• SHORT TASK:
Output the material beneath this task exactly, images excluded.
___ SOURCE MATERIAL ___
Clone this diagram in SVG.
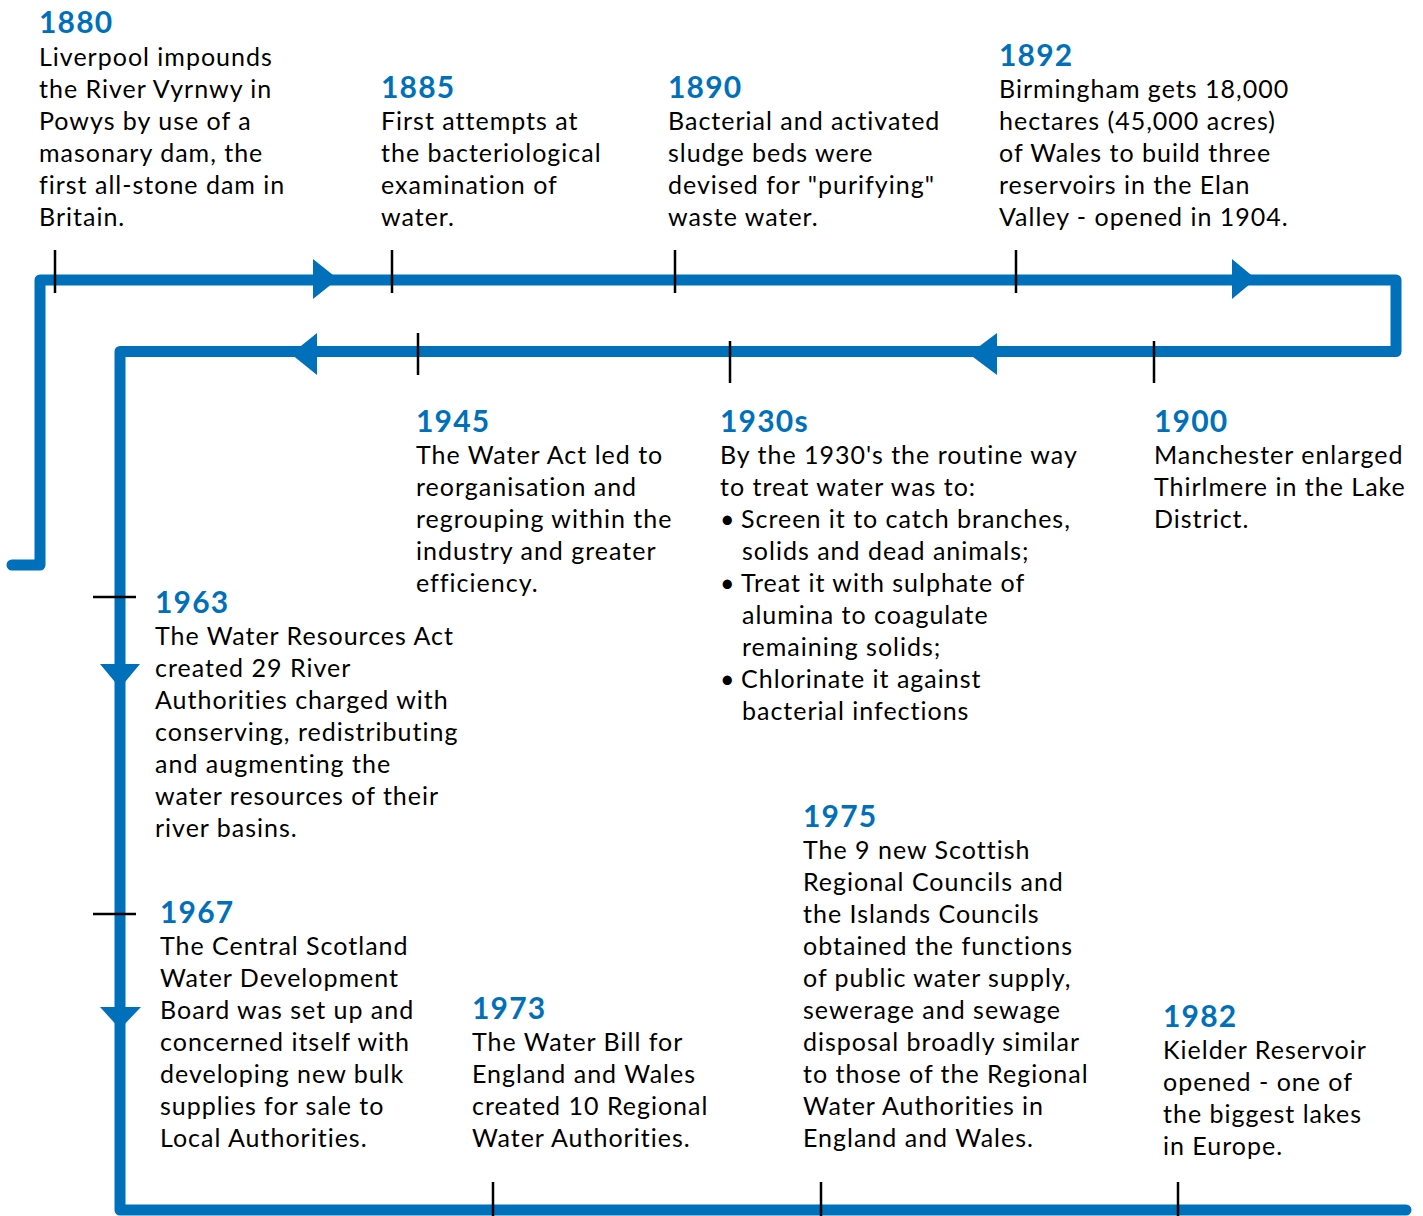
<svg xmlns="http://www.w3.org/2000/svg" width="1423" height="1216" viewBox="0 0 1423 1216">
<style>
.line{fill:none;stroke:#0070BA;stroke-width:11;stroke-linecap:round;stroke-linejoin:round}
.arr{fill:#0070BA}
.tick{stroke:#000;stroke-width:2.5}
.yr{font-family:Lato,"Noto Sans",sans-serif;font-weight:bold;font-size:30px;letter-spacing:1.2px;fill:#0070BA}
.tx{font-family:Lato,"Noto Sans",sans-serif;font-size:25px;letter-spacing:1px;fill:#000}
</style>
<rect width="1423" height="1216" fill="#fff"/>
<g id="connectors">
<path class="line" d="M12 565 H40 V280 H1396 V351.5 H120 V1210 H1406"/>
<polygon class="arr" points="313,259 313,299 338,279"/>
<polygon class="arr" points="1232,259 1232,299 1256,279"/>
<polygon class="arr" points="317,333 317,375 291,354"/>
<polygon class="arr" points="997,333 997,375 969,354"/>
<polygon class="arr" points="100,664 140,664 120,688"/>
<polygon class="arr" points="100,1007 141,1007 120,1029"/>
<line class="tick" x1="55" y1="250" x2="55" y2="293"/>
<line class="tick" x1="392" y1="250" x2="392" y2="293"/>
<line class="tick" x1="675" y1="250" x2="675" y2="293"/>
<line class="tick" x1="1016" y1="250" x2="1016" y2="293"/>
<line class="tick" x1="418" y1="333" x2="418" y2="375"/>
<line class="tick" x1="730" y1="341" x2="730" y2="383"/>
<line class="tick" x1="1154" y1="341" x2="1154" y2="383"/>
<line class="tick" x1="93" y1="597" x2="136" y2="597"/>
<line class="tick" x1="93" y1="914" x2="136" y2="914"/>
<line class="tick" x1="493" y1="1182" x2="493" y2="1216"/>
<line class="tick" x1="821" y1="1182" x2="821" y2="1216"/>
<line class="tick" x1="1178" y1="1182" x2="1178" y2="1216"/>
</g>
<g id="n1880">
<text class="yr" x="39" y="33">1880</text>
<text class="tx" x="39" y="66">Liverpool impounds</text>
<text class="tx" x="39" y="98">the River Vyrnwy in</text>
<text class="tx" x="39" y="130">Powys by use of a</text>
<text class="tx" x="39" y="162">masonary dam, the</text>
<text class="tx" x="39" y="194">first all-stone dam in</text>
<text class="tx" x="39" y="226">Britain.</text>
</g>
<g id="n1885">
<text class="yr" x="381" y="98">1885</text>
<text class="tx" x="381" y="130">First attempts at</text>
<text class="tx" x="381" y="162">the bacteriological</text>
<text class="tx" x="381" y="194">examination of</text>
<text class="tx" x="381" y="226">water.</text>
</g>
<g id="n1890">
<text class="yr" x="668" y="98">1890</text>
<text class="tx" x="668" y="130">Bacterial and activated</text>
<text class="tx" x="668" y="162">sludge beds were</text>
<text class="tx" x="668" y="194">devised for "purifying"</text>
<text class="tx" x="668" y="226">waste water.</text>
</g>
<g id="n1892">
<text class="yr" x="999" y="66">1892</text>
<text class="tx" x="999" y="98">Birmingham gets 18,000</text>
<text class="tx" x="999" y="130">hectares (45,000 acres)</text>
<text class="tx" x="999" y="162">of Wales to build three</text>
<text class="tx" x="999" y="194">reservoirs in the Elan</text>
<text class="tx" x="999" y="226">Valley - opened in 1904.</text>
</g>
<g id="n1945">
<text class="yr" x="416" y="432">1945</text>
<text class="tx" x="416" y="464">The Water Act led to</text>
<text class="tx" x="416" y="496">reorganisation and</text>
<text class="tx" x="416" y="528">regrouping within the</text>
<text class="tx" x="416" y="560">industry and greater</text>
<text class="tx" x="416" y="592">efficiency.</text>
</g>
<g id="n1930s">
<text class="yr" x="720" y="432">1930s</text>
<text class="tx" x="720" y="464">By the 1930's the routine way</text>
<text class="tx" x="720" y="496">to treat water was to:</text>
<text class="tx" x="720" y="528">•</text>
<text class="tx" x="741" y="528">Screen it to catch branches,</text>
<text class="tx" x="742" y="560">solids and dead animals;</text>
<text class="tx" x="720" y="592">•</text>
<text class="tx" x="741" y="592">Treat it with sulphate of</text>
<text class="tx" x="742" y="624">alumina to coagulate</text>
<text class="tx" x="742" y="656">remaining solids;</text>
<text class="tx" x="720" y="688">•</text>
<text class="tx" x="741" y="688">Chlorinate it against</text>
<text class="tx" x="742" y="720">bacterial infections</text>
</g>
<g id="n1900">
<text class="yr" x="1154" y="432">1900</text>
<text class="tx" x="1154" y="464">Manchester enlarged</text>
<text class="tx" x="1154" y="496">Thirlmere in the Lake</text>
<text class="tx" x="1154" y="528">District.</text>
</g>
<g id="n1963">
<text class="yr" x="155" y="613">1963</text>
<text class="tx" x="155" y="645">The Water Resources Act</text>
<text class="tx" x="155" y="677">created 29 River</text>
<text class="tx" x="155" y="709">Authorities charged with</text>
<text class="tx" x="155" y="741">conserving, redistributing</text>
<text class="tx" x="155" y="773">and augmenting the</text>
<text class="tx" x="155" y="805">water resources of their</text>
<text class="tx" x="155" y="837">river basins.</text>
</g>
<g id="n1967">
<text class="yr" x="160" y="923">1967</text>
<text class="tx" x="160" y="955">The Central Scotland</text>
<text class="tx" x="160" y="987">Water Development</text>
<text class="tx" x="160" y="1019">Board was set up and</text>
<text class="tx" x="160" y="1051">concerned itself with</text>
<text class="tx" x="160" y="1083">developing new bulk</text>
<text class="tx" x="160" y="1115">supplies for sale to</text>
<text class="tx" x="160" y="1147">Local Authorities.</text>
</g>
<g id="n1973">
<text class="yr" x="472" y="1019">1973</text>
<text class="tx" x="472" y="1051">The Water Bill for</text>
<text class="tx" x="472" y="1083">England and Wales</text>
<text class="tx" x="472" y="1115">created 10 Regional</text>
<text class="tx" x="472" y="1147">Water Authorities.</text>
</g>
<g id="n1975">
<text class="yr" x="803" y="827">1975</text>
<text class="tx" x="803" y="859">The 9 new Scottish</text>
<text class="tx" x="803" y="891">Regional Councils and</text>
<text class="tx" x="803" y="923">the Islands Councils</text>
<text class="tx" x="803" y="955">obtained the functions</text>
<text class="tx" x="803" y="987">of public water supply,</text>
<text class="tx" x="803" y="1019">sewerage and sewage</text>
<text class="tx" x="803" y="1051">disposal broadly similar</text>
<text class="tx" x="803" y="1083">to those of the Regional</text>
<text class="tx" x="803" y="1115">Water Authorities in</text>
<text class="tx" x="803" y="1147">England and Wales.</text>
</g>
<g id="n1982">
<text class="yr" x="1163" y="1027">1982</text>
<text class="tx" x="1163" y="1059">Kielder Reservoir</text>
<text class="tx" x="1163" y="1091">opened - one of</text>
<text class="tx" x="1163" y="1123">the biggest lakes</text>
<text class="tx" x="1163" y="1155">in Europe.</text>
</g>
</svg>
___
• RESULT OF THE EXERCISE:
Clone this diagram in SVG.
<svg xmlns="http://www.w3.org/2000/svg" width="1423" height="1216" viewBox="0 0 1423 1216">
<style>
.line{fill:none;stroke:#0070BA;stroke-width:11;stroke-linecap:round;stroke-linejoin:round}
.arr{fill:#0070BA}
.tick{stroke:#000;stroke-width:2.5}
.yr{font-family:Lato,"Noto Sans",sans-serif;font-weight:bold;font-size:30px;letter-spacing:1.2px;fill:#0070BA}
.tx{font-family:Lato,"Noto Sans",sans-serif;font-size:25px;letter-spacing:1px;fill:#000}
</style>
<rect width="1423" height="1216" fill="#fff"/>
<g id="connectors">
<path class="line" d="M12 565 H40 V280 H1396 V351.5 H120 V1210 H1406"/>
<polygon class="arr" points="313,259 313,299 338,279"/>
<polygon class="arr" points="1232,259 1232,299 1256,279"/>
<polygon class="arr" points="317,333 317,375 291,354"/>
<polygon class="arr" points="997,333 997,375 969,354"/>
<polygon class="arr" points="100,664 140,664 120,688"/>
<polygon class="arr" points="100,1007 141,1007 120,1029"/>
<line class="tick" x1="55" y1="250" x2="55" y2="293"/>
<line class="tick" x1="392" y1="250" x2="392" y2="293"/>
<line class="tick" x1="675" y1="250" x2="675" y2="293"/>
<line class="tick" x1="1016" y1="250" x2="1016" y2="293"/>
<line class="tick" x1="418" y1="333" x2="418" y2="375"/>
<line class="tick" x1="730" y1="341" x2="730" y2="383"/>
<line class="tick" x1="1154" y1="341" x2="1154" y2="383"/>
<line class="tick" x1="93" y1="597" x2="136" y2="597"/>
<line class="tick" x1="93" y1="914" x2="136" y2="914"/>
<line class="tick" x1="493" y1="1182" x2="493" y2="1216"/>
<line class="tick" x1="821" y1="1182" x2="821" y2="1216"/>
<line class="tick" x1="1178" y1="1182" x2="1178" y2="1216"/>
</g>
<g id="n1880">
<text class="yr" x="39" y="33">1880</text>
<text class="tx" x="39" y="66">Liverpool impounds</text>
<text class="tx" x="39" y="98">the River Vyrnwy in</text>
<text class="tx" x="39" y="130">Powys by use of a</text>
<text class="tx" x="39" y="162">masonary dam, the</text>
<text class="tx" x="39" y="194">first all-stone dam in</text>
<text class="tx" x="39" y="226">Britain.</text>
</g>
<g id="n1885">
<text class="yr" x="381" y="98">1885</text>
<text class="tx" x="381" y="130">First attempts at</text>
<text class="tx" x="381" y="162">the bacteriological</text>
<text class="tx" x="381" y="194">examination of</text>
<text class="tx" x="381" y="226">water.</text>
</g>
<g id="n1890">
<text class="yr" x="668" y="98">1890</text>
<text class="tx" x="668" y="130">Bacterial and activated</text>
<text class="tx" x="668" y="162">sludge beds were</text>
<text class="tx" x="668" y="194">devised for "purifying"</text>
<text class="tx" x="668" y="226">waste water.</text>
</g>
<g id="n1892">
<text class="yr" x="999" y="66">1892</text>
<text class="tx" x="999" y="98">Birmingham gets 18,000</text>
<text class="tx" x="999" y="130">hectares (45,000 acres)</text>
<text class="tx" x="999" y="162">of Wales to build three</text>
<text class="tx" x="999" y="194">reservoirs in the Elan</text>
<text class="tx" x="999" y="226">Valley - opened in 1904.</text>
</g>
<g id="n1945">
<text class="yr" x="416" y="432">1945</text>
<text class="tx" x="416" y="464">The Water Act led to</text>
<text class="tx" x="416" y="496">reorganisation and</text>
<text class="tx" x="416" y="528">regrouping within the</text>
<text class="tx" x="416" y="560">industry and greater</text>
<text class="tx" x="416" y="592">efficiency.</text>
</g>
<g id="n1930s">
<text class="yr" x="720" y="432">1930s</text>
<text class="tx" x="720" y="464">By the 1930's the routine way</text>
<text class="tx" x="720" y="496">to treat water was to:</text>
<text class="tx" x="720" y="528">•</text>
<text class="tx" x="741" y="528">Screen it to catch branches,</text>
<text class="tx" x="742" y="560">solids and dead animals;</text>
<text class="tx" x="720" y="592">•</text>
<text class="tx" x="741" y="592">Treat it with sulphate of</text>
<text class="tx" x="742" y="624">alumina to coagulate</text>
<text class="tx" x="742" y="656">remaining solids;</text>
<text class="tx" x="720" y="688">•</text>
<text class="tx" x="741" y="688">Chlorinate it against</text>
<text class="tx" x="742" y="720">bacterial infections</text>
</g>
<g id="n1900">
<text class="yr" x="1154" y="432">1900</text>
<text class="tx" x="1154" y="464">Manchester enlarged</text>
<text class="tx" x="1154" y="496">Thirlmere in the Lake</text>
<text class="tx" x="1154" y="528">District.</text>
</g>
<g id="n1963">
<text class="yr" x="155" y="613">1963</text>
<text class="tx" x="155" y="645">The Water Resources Act</text>
<text class="tx" x="155" y="677">created 29 River</text>
<text class="tx" x="155" y="709">Authorities charged with</text>
<text class="tx" x="155" y="741">conserving, redistributing</text>
<text class="tx" x="155" y="773">and augmenting the</text>
<text class="tx" x="155" y="805">water resources of their</text>
<text class="tx" x="155" y="837">river basins.</text>
</g>
<g id="n1967">
<text class="yr" x="160" y="923">1967</text>
<text class="tx" x="160" y="955">The Central Scotland</text>
<text class="tx" x="160" y="987">Water Development</text>
<text class="tx" x="160" y="1019">Board was set up and</text>
<text class="tx" x="160" y="1051">concerned itself with</text>
<text class="tx" x="160" y="1083">developing new bulk</text>
<text class="tx" x="160" y="1115">supplies for sale to</text>
<text class="tx" x="160" y="1147">Local Authorities.</text>
</g>
<g id="n1973">
<text class="yr" x="472" y="1019">1973</text>
<text class="tx" x="472" y="1051">The Water Bill for</text>
<text class="tx" x="472" y="1083">England and Wales</text>
<text class="tx" x="472" y="1115">created 10 Regional</text>
<text class="tx" x="472" y="1147">Water Authorities.</text>
</g>
<g id="n1975">
<text class="yr" x="803" y="827">1975</text>
<text class="tx" x="803" y="859">The 9 new Scottish</text>
<text class="tx" x="803" y="891">Regional Councils and</text>
<text class="tx" x="803" y="923">the Islands Councils</text>
<text class="tx" x="803" y="955">obtained the functions</text>
<text class="tx" x="803" y="987">of public water supply,</text>
<text class="tx" x="803" y="1019">sewerage and sewage</text>
<text class="tx" x="803" y="1051">disposal broadly similar</text>
<text class="tx" x="803" y="1083">to those of the Regional</text>
<text class="tx" x="803" y="1115">Water Authorities in</text>
<text class="tx" x="803" y="1147">England and Wales.</text>
</g>
<g id="n1982">
<text class="yr" x="1163" y="1027">1982</text>
<text class="tx" x="1163" y="1059">Kielder Reservoir</text>
<text class="tx" x="1163" y="1091">opened - one of</text>
<text class="tx" x="1163" y="1123">the biggest lakes</text>
<text class="tx" x="1163" y="1155">in Europe.</text>
</g>
</svg>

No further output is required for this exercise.